EGYPT’S current account deficit narrowed to $13.2 billion in the nine months through March 2025, from $17.1bn in the same period a year earlier, Egypt’s central bank said yesterday.
The bank attributed the slimmer deficit to an 86.6 per cent increase in remittances from Egyptians working abroad, as well as a rise in the services surplus due to 23pc higher tourism revenue.
Oil exports declined by $430.5 million to $4.2bn, from $4.6bn a year earlier, while oil imports increased by $4.8bn to $14.5bn, from $9.7bn.

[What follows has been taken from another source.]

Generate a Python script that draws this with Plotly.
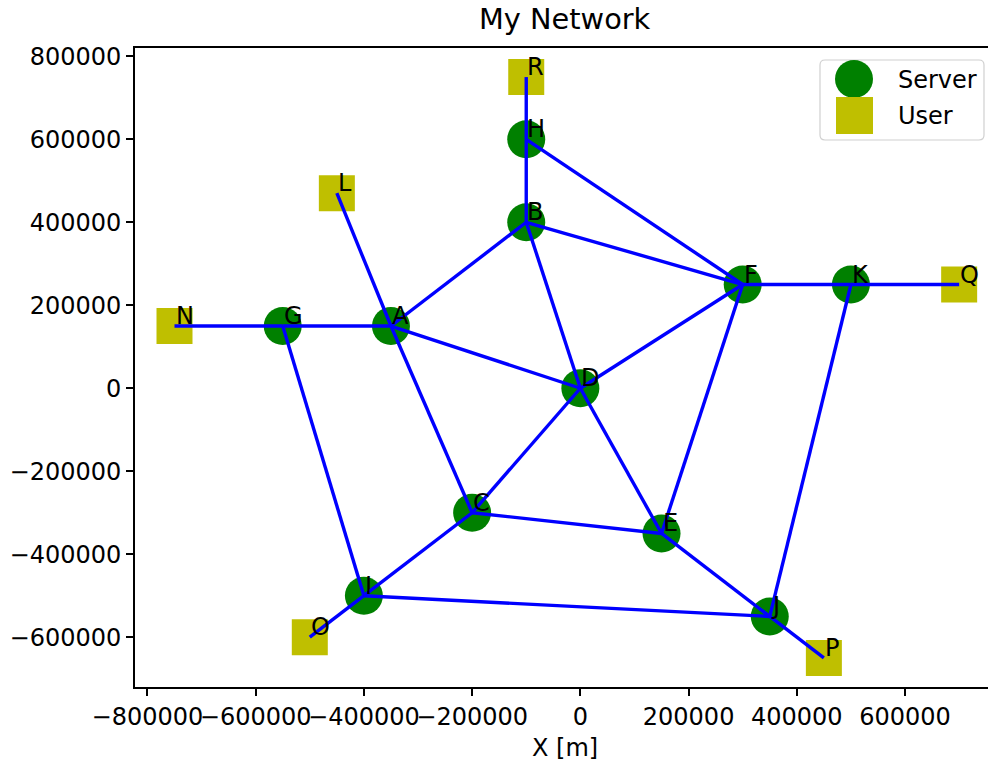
import plotly.graph_objects as go

# Network nodes: servers (green circles) and users (yellow squares)
server_names = ["A", "B", "C", "D", "E", "F", "G", "H", "I", "J", "K"]
server_x = [-350000, -100000, -200000, 0, 150000, 300000, -550000, -100000, -400000, 350000, 500000]
server_y = [150000, 400000, -300000, 0, -350000, 250000, 150000, 600000, -500000, -550000, 250000]

user_names = ["L", "N", "O", "P", "Q", "R"]
user_x = [-450000, -750000, -500000, 450000, 700000, -100000]
user_y = [470000, 150000, -600000, -650000, 250000, 750000]

# Links between nodes
edges = [
    ("R", "H"), ("H", "B"), ("H", "F"), ("B", "A"), ("B", "F"), ("B", "D"),
    ("L", "A"), ("N", "G"), ("G", "A"), ("A", "D"), ("A", "C"), ("G", "I"),
    ("I", "O"), ("I", "C"), ("I", "J"), ("C", "D"), ("C", "E"), ("D", "F"),
    ("D", "E"), ("F", "E"), ("F", "K"), ("K", "Q"), ("K", "J"), ("E", "J"),
    ("J", "P"),
]

x_tickvals = [-800000, -600000, -400000, -200000, 0, 200000, 400000, 600000]
x_ticktext = ["\u2212800000", "\u2212600000", "\u2212400000", "\u2212200000", "0", "200000", "400000", "600000"]
y_tickvals = [-600000, -400000, -200000, 0, 200000, 400000, 600000, 800000]
y_ticktext = ["\u2212600000", "\u2212400000", "\u2212200000", "0", "200000", "400000", "600000", "800000"]

GREEN = "#008000"
YELLOW = "#bfbf00"
BLUE = "#0000ff"
FONT = "DejaVu Sans"
FS = 24

pos = {}
for n, x, y in zip(server_names, server_x, server_y):
    pos[n] = (x, y)
for n, x, y in zip(user_names, user_x, user_y):
    pos[n] = (x, y)

edge_x, edge_y = [], []
for a, b in edges:
    edge_x += [pos[a][0], pos[b][0], None]
    edge_y += [pos[a][1], pos[b][1], None]

fig = go.Figure()
fig.add_trace(go.Scatter(
    x=server_x, y=server_y, mode="markers", name="Server",
    marker=dict(symbol="circle", size=38, color=GREEN, line=dict(width=0)),
    showlegend=False, hoverinfo="skip",
))
fig.add_trace(go.Scatter(
    x=user_x, y=user_y, mode="markers", name="User",
    marker=dict(symbol="square", size=36, color=YELLOW, line=dict(width=0)),
    showlegend=False, hoverinfo="skip",
))
fig.add_trace(go.Scatter(
    x=edge_x, y=edge_y, mode="lines",
    line=dict(color=BLUE, width=3.4),
    showlegend=False, hoverinfo="skip",
))

annotations = []
# node name labels, baseline on the node position
for n, (x, y) in pos.items():
    annotations.append(dict(
        x=x, y=y, xref="x", yref="y", text=n, showarrow=False,
        xanchor="left", yanchor="bottom", xshift=-1, yshift=-6,
        font=dict(family=FONT, size=FS, color="black"),
    ))

# plot area in pixels
W, H = 988, 767
L_M, R_M, T_M, B_M = 135, 0, 48, 80
PW, PH = W - L_M - R_M, H - T_M - B_M


def px(xp):
    return (xp - L_M) / PW


def py(yp):
    return (H - B_M - yp) / PH


# title and axis label
annotations.append(dict(
    x=px(565), y=1, xref="paper", yref="paper", text="My Network", showarrow=False,
    xanchor="center", yanchor="bottom", yshift=10,
    font=dict(family=FONT, size=28.8, color="black"),
))
annotations.append(dict(
    x=px(565), y=0, xref="paper", yref="paper", text="X [m]", showarrow=False,
    xanchor="center", yanchor="bottom", yshift=-77,
    font=dict(family=FONT, size=FS, color="black"),
))

# legend box
shapes = []
lx0, lx1, ly0, ly1, r = 820, 984, 60, 140, 5
path = (
    f"M {px(lx0 + r)},{py(ly0)} L {px(lx1 - r)},{py(ly0)} "
    f"Q {px(lx1)},{py(ly0)} {px(lx1)},{py(ly0 + r)} "
    f"L {px(lx1)},{py(ly1 - r)} Q {px(lx1)},{py(ly1)} {px(lx1 - r)},{py(ly1)} "
    f"L {px(lx0 + r)},{py(ly1)} Q {px(lx0)},{py(ly1)} {px(lx0)},{py(ly1 - r)} "
    f"L {px(lx0)},{py(ly0 + r)} Q {px(lx0)},{py(ly0)} {px(lx0 + r)},{py(ly0)} Z"
)
shapes.append(dict(type="path", xref="paper", yref="paper", path=path,
                   line=dict(color="#d0d0d0", width=1.2), fillcolor="rgba(255,255,255,0.8)",
                   layer="above"))
shapes.append(dict(type="circle", xref="paper", yref="paper",
                   x0=px(835), x1=px(873), y0=py(60), y1=py(98),
                   fillcolor=GREEN, line=dict(width=0), layer="above"))
shapes.append(dict(type="rect", xref="paper", yref="paper",
                   x0=px(836), x1=px(873), y0=py(97), y1=py(134),
                   fillcolor=YELLOW, line=dict(width=0), layer="above"))
annotations.append(dict(
    x=px(896), y=py(80), xref="paper", yref="paper", text="Server", showarrow=False,
    xanchor="left", yanchor="middle", font=dict(family=FONT, size=FS, color="black"),
))
annotations.append(dict(
    x=px(896), y=py(116), xref="paper", yref="paper", text="User", showarrow=False,
    xanchor="left", yanchor="middle", font=dict(family=FONT, size=FS, color="black"),
))

fig.update_layout(
    width=W, height=H,
    margin=dict(l=L_M, r=R_M, t=T_M, b=B_M, pad=0, autoexpand=False),
    paper_bgcolor="white", plot_bgcolor="white",
    font=dict(family=FONT, size=FS, color="black"),
    showlegend=False,
    annotations=annotations,
    shapes=shapes,
)
fig.update_xaxes(
    range=[-823000, 753300], tickmode="array", tickvals=x_tickvals, ticktext=x_ticktext,
    tickangle=0, automargin=False,
    showgrid=False, zeroline=False, showline=True, linecolor="black", linewidth=1.8,
    mirror=True, ticks="outside", ticklen=7, tickwidth=1.5, tickcolor="black",
    tickfont=dict(family=FONT, size=FS, color="black"),
)
fig.update_yaxes(
    range=[-720000, 820000], tickmode="array", tickvals=y_tickvals, ticktext=y_ticktext,
    automargin=False,
    showgrid=False, zeroline=False, showline=True, linecolor="black", linewidth=1.8,
    mirror=False, ticks="outside", ticklen=7, tickwidth=1.5, tickcolor="black",
    tickfont=dict(family=FONT, size=FS, color="black"),
)

fig.write_html("out.html")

Egypt has been seeking to import more fuel oil and liquefied natural gas this year to meet its power demands after enduring blackouts during periods of shaky gas supply in the past two years.
Concerns intensified after the supply of natural gas from Israel to Egypt dropped during Israel’s air war with Iran.
Suez Canal revenues declined to $2.6bn, from $5.8bn in a year earlier, as revenue from the vital global trade route continued to suffer because of attacks on ships in the Red Sea.
Meanwhile, Egypt’s tourism revenue reached $12.5bn from July 2024 through March 2025, compared to $10.9bn in the same period a year earlier. Remittances from Egyptians working abroad increased to $26.4bn, from $14.5bn.
Foreign direct investment hit $9.8bn, compared to $23.7bn.